OK, I admit it. I'm a sap for nostalgia. So when my 40th college reunion reminder popped up in the email, I bolted into reverse. Who wouldn't want to "Reflect, Rekindle, Reconnect" -- words the Notable Class Reunion Chairs cooed in their beckoning letters to the alums.

Yup. Transported 40 years back to my beloved Cornell campus, remembering things past, beaucoup and beyond Proust's madeleine. Crosby Stills, Carole King and the Carpenters wafted through my brain. One bite of a Louie's Lunch truck meatball sub and I was back in my tiny freshman dorm, re-setting the needle on my Kenwood turntable over and over, replaying Tapestry until IT really WAS TOO LATE; listening to Joni Mitchell until Clouds' illusions blurred the lines of Ithaca and Chelsea Mornings. Hey, If Monsieur Marcel could take a promenade down memory lane, why not moi? I figured if he was in search of lost time and cake crumbs, I could spend a lost weekend savoring scoops of Kahlua Fudge and Reunion Revel ice cream at the Dairy Bar.

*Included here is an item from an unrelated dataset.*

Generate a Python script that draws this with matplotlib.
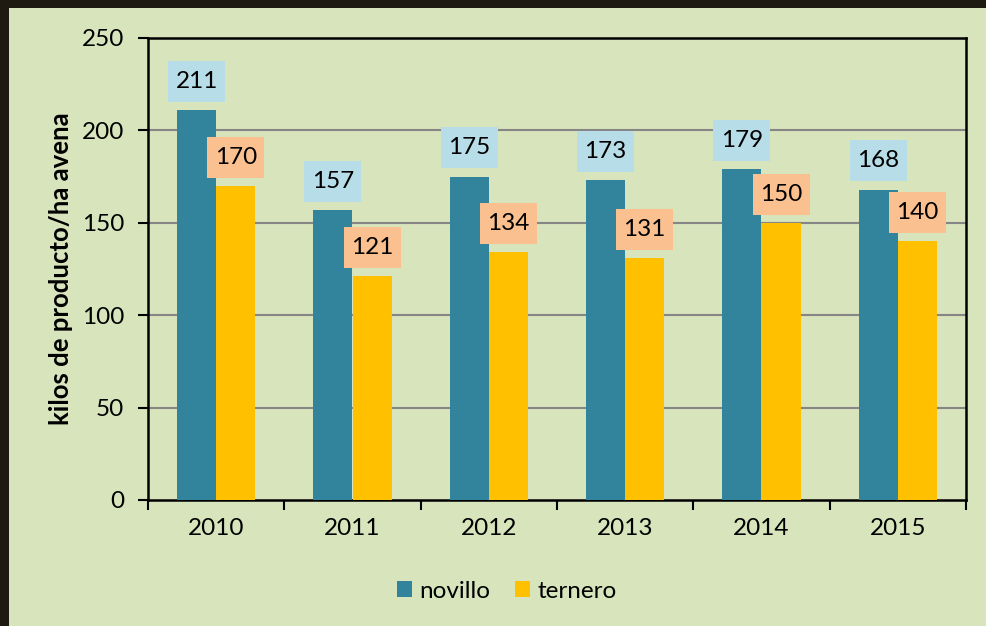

1974. A year of harmony and dissonance, counterpoint and coincidence; the year Duke Ellington died and Jimmy Fallon was born. The year Nixon stepped down and NASA's Arecibo message was sent up into space; the year of the puzzling Rubik's cube and the efficient UPS bar code; the year Al (Michael Corleone) Pacino taught us to "Keep your friends close and your enemies closer."

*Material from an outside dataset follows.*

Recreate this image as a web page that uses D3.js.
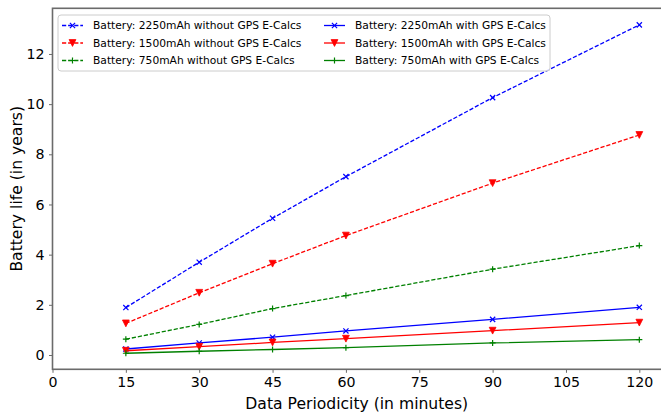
<!DOCTYPE html>
<html>
<head>
<meta charset="utf-8">
<script src="https://cdn.jsdelivr.net/npm/d3@7"></script>
<style>
  body { margin: 0; background: #fff; }
  svg { display: block; font-family: "DejaVu Sans", sans-serif; }
</style>
</head>
<body>
<script>
let periods = [15, 30, 45, 60, 90, 120]
let xTicks = [0, 15, 30, 45, 60, 75, 90, 105, 120]
let yTicks = [0, 2, 4, 6, 8, 10, 12]

let b2250NoGps = [1.89, 3.70, 5.45, 7.11, 10.26, 13.16]
let b1500NoGps = [1.26, 2.48, 3.64, 4.76, 6.85, 8.77]
let b750NoGps = [0.63, 1.22, 1.85, 2.37, 3.42, 4.36]
let b2250Gps = [0.24, 0.48, 0.71, 0.96, 1.42, 1.90]
let b1500Gps = [0.17, 0.33, 0.50, 0.65, 0.97, 1.29]
let b750Gps = [0.07, 0.15, 0.22, 0.29, 0.48, 0.61]

let seriesNames = [
  'Battery: 2250mAh without GPS E-Calcs',
  'Battery: 1500mAh without GPS E-Calcs',
  'Battery: 750mAh without GPS E-Calcs',
  'Battery: 2250mAh with GPS E-Calcs',
  'Battery: 1500mAh with GPS E-Calcs',
  'Battery: 750mAh with GPS E-Calcs'
]

let series = [
  { name: seriesNames[0], values: b2250NoGps, color: '#0000ff', marker: 'x', dashed: true },
  { name: seriesNames[1], values: b1500NoGps, color: '#ff0000', marker: 'v', dashed: true },
  { name: seriesNames[2], values: b750NoGps, color: '#008000', marker: '+', dashed: true },
  { name: seriesNames[3], values: b2250Gps, color: '#0000ff', marker: 'x', dashed: false },
  { name: seriesNames[4], values: b1500Gps, color: '#ff0000', marker: 'v', dashed: false },
  { name: seriesNames[5], values: b750Gps, color: '#008000', marker: '+', dashed: false }
]

let width = 661, height = 416
let plotLeft = 52.5, plotRight = 665, plotTop = 8.3, plotBottom = 369.3
let spineColor = '#6b6b6b'

let svg = d3.select('body').append('svg')
  .attr('width', width)
  .attr('height', height)

let x = d3.scaleLinear().domain([0, 125.25]).range([plotLeft, plotRight])
let y = d3.scaleLinear().domain([-0.57, 13.82]).range([plotBottom, plotTop])

// x axis
let xAxis = svg.append('g')
  .attr('transform', `translate(0,${plotBottom})`)
  .call(d3.axisBottom(x).tickValues(xTicks).tickSize(3.5).tickPadding(4))
xAxis.select('.domain').remove()
xAxis.selectAll('line').attr('stroke', spineColor).attr('stroke-width', 1)
xAxis.selectAll('text').attr('font-size', 14.2).attr('fill', '#000')
  .attr('font-family', 'DejaVu Sans')

// y axis
let yAxis = svg.append('g')
  .attr('transform', `translate(${plotLeft},0)`)
  .call(d3.axisLeft(y).tickValues(yTicks).tickSize(3.5).tickPadding(4.5))
yAxis.select('.domain').remove()
yAxis.selectAll('line').attr('stroke', spineColor).attr('stroke-width', 1)
yAxis.selectAll('text').attr('font-size', 14.2).attr('fill', '#000')
  .attr('font-family', 'DejaVu Sans')

// spines
svg.append('rect')
  .attr('x', plotLeft).attr('y', plotTop)
  .attr('width', plotRight - plotLeft).attr('height', plotBottom - plotTop)
  .attr('fill', 'none')
  .attr('stroke', spineColor)
  .attr('stroke-width', 1.6)

// lines
let line = d3.line()
  .x((d, i) => x(periods[i]))
  .y(d => y(d))

let drawMarker = (g, type, cx, cy, color) => {
  if (type === 'x') {
    let s = 2.6
    g.append('path')
      .attr('d', `M${cx - s},${cy - s}L${cx + s},${cy + s}M${cx - s},${cy + s}L${cx + s},${cy - s}`)
      .attr('stroke', color).attr('stroke-width', 1.2).attr('fill', 'none')
  } else if (type === 'v') {
    let s = 3.4
    g.append('path')
      .attr('d', `M${cx - s},${cy - s}L${cx + s},${cy - s}L${cx},${cy + s}Z`)
      .attr('fill', color).attr('stroke', color).attr('stroke-width', 0.8)
  } else {
    let s = 3
    g.append('path')
      .attr('d', `M${cx - s},${cy}L${cx + s},${cy}M${cx},${cy - s}L${cx},${cy + s}`)
      .attr('stroke', color).attr('stroke-width', 1.2).attr('fill', 'none')
  }
}

series.forEach(s => {
  let g = svg.append('g')
  g.append('path')
    .datum(s.values)
    .attr('d', line)
    .attr('fill', 'none')
    .attr('stroke', s.color)
    .attr('stroke-width', 1.3)
    .attr('stroke-dasharray', s.dashed ? '4.2,1.9' : null)
  s.values.forEach((v, i) => drawMarker(g, s.marker, x(periods[i]), y(v), s.color))
})

// legend
let legend = svg.append('g')
legend.append('rect')
  .attr('x', 58).attr('y', 15)
  .attr('width', 492).attr('height', 56)
  .attr('rx', 3)
  .attr('fill', '#fff').attr('fill-opacity', 0.8)
  .attr('stroke', '#cccccc').attr('stroke-width', 1)

series.forEach((s, i) => {
  let col = Math.floor(i / 3), row = i % 3
  let hx = col === 0 ? 62 : 324
  let ty = 25.5 + row * 17.5
  legend.append('line')
    .attr('x1', hx).attr('x2', hx + 21)
    .attr('y1', ty).attr('y2', ty)
    .attr('stroke', s.color).attr('stroke-width', 1.3)
    .attr('stroke-dasharray', s.dashed ? '4.2,1.9' : null)
  drawMarker(legend, s.marker, hx + 10.5, ty, s.color)
  legend.append('text')
    .attr('x', hx + 31).attr('y', ty)
    .attr('dy', '0.36em')
    .attr('font-size', 10.7)
    .attr('fill', '#000')
    .text(s.name)
})

// axis labels
svg.append('text')
  .attr('x', (plotLeft + 665) / 2 - 2)
  .attr('y', 409)
  .attr('text-anchor', 'middle')
  .attr('font-size', 15.6)
  .text('Data Periodicity (in minutes)')

svg.append('text')
  .attr('transform', `translate(22,${(plotTop + plotBottom) / 2}) rotate(-90)`)
  .attr('text-anchor', 'middle')
  .attr('font-size', 15.6)
  .text('Battery life (in years)')
</script>
</body>
</html>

What was getting closer was Reunion Weekend. Mind you, the invitations were pouring in; competition was fierce. After all, it was the 40th anniversary of Hello Kitty; the Heimlich maneuver; Blondie & Le Sportsac. But nothing could compete with the call of Cayuga's waters, Cayuga's Waiters, or the clock tower chimes. Nothing could stop me now, including the threat of an old traditional meteorological forecast: Ithacating. Nope. Not even the overlapping weekend events of Belmont and the possibility of a triple crown winner would prevent me from boarding Greyhound for the 40th time to trek the 250 miles back to my alma mater.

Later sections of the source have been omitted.